PROBLEM DESCRIPTION
Copy the data that follows, character for character, minus the pictures.

***

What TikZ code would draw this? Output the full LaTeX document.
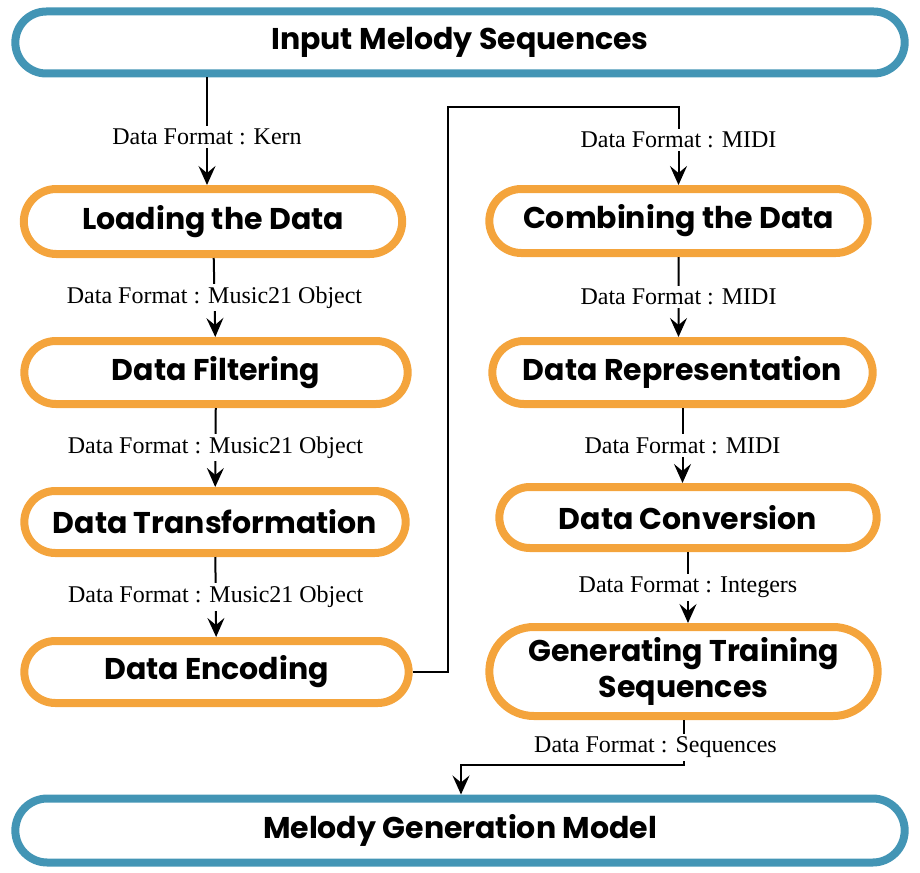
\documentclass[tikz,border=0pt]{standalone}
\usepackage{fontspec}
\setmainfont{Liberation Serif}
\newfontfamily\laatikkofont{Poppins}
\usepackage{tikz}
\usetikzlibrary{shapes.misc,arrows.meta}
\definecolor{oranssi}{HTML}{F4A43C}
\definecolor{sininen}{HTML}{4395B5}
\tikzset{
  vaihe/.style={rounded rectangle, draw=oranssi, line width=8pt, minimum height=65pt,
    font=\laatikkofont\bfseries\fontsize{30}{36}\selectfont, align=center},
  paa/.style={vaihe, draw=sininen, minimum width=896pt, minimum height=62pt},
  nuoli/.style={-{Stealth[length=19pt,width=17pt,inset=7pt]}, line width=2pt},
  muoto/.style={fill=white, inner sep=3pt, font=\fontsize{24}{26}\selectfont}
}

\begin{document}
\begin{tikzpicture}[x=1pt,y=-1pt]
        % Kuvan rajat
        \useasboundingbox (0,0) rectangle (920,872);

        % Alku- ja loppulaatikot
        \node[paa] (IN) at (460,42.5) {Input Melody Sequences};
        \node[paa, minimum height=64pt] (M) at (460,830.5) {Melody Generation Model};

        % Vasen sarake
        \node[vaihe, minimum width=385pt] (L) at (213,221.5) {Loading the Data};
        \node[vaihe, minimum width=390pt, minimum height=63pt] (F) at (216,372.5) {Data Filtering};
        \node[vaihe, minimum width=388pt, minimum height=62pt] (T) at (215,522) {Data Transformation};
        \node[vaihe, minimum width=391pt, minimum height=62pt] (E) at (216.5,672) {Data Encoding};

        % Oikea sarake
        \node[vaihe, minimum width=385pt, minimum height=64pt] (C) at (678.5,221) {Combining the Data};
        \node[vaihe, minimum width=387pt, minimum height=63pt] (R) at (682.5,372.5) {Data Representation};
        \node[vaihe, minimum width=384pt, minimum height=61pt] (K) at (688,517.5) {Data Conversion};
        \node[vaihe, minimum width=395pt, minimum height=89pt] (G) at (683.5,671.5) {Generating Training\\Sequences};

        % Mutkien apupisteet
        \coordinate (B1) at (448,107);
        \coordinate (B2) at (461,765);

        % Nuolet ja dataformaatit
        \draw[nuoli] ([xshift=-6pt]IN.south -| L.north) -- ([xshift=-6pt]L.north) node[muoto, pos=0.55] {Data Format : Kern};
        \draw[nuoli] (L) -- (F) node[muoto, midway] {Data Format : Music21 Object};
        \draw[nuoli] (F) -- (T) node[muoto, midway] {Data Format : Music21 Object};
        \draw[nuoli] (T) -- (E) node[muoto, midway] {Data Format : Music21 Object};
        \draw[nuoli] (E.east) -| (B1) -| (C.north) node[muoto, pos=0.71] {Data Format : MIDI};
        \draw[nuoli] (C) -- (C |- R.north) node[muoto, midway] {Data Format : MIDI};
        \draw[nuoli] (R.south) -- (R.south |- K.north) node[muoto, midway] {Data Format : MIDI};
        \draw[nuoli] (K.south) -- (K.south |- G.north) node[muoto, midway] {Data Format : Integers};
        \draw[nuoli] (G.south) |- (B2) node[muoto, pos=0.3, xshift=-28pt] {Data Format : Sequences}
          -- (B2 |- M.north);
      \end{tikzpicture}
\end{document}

***

COMPLETED TASK
What TikZ code would draw this? Output the full LaTeX document.
\documentclass[tikz,border=0pt]{standalone}
\usepackage{fontspec}
\setmainfont{Liberation Serif}
\newfontfamily\laatikkofont{Poppins}
\usepackage{tikz}
\usetikzlibrary{shapes.misc,arrows.meta}
\definecolor{oranssi}{HTML}{F4A43C}
\definecolor{sininen}{HTML}{4395B5}
\tikzset{
  vaihe/.style={rounded rectangle, draw=oranssi, line width=8pt, minimum height=65pt,
    font=\laatikkofont\bfseries\fontsize{30}{36}\selectfont, align=center},
  paa/.style={vaihe, draw=sininen, minimum width=896pt, minimum height=62pt},
  nuoli/.style={-{Stealth[length=19pt,width=17pt,inset=7pt]}, line width=2pt},
  muoto/.style={fill=white, inner sep=3pt, font=\fontsize{24}{26}\selectfont}
}

\begin{document}
\begin{tikzpicture}[x=1pt,y=-1pt]
        % Kuvan rajat
        \useasboundingbox (0,0) rectangle (920,872);

        % Alku- ja loppulaatikot
        \node[paa] (IN) at (460,42.5) {Input Melody Sequences};
        \node[paa, minimum height=64pt] (M) at (460,830.5) {Melody Generation Model};

        % Vasen sarake
        \node[vaihe, minimum width=385pt] (L) at (213,221.5) {Loading the Data};
        \node[vaihe, minimum width=390pt, minimum height=63pt] (F) at (216,372.5) {Data Filtering};
        \node[vaihe, minimum width=388pt, minimum height=62pt] (T) at (215,522) {Data Transformation};
        \node[vaihe, minimum width=391pt, minimum height=62pt] (E) at (216.5,672) {Data Encoding};

        % Oikea sarake
        \node[vaihe, minimum width=385pt, minimum height=64pt] (C) at (678.5,221) {Combining the Data};
        \node[vaihe, minimum width=387pt, minimum height=63pt] (R) at (682.5,372.5) {Data Representation};
        \node[vaihe, minimum width=384pt, minimum height=61pt] (K) at (688,517.5) {Data Conversion};
        \node[vaihe, minimum width=395pt, minimum height=89pt] (G) at (683.5,671.5) {Generating Training\\Sequences};

        % Mutkien apupisteet
        \coordinate (B1) at (448,107);
        \coordinate (B2) at (461,765);

        % Nuolet ja dataformaatit
        \draw[nuoli] ([xshift=-6pt]IN.south -| L.north) -- ([xshift=-6pt]L.north) node[muoto, pos=0.55] {Data Format : Kern};
        \draw[nuoli] (L) -- (F) node[muoto, midway] {Data Format : Music21 Object};
        \draw[nuoli] (F) -- (T) node[muoto, midway] {Data Format : Music21 Object};
        \draw[nuoli] (T) -- (E) node[muoto, midway] {Data Format : Music21 Object};
        \draw[nuoli] (E.east) -| (B1) -| (C.north) node[muoto, pos=0.71] {Data Format : MIDI};
        \draw[nuoli] (C) -- (C |- R.north) node[muoto, midway] {Data Format : MIDI};
        \draw[nuoli] (R.south) -- (R.south |- K.north) node[muoto, midway] {Data Format : MIDI};
        \draw[nuoli] (K.south) -- (K.south |- G.north) node[muoto, midway] {Data Format : Integers};
        \draw[nuoli] (G.south) |- (B2) node[muoto, pos=0.3, xshift=-28pt] {Data Format : Sequences}
          -- (B2 |- M.north);
      \end{tikzpicture}
\end{document}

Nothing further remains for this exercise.